Hmm. I'm not sure I agree, noble. He is protecting Buffy, but it's still pretty dark - and he doesn't do it in hot blood, he explains it then smothers him. He's also Ripper.
I'm really sad they never did a Giles spin-off - though I can imagine it would actually have turned out terrible
- because it would have been great. I love how his character goes from fuddy-duddy harmless librarian to kick-arse. I think it is also a really good illustration of how your perspective shifts - we're made to think he is really middle-aged in the early bits, and he seems to get younger as the series goes on, which I assume is to do with Buffy and the others recognising he's actually just another fallible adult who hasn't worked out all the answers yet.

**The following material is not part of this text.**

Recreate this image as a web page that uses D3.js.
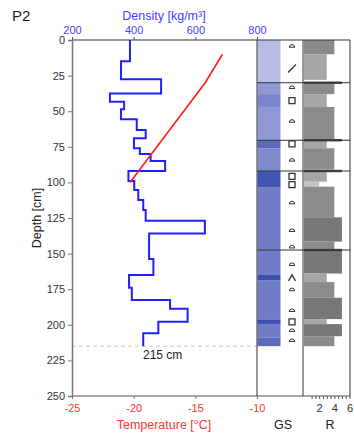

But the darkest bit IMO is the bit where he is drugging Buffy and hypnotising her (another bit of classic Whedon 'fucking with a woman's mind and subjecting her to violence' where he's really showing how nasty the trope is). He ends up rejecting the Council, but it shows you how conflicted he is.
noble - no, true, I don't think it's condoning them either, but it's the way these themes run through his work, as if he can't figure out how to write a female character who isn't going to be subjected to something along these lines. It could be he's fascinated by broken women and wants to understand, but I'd still suggest there's something invasive about that, and certainly there's something worrying in the way he does it over and over.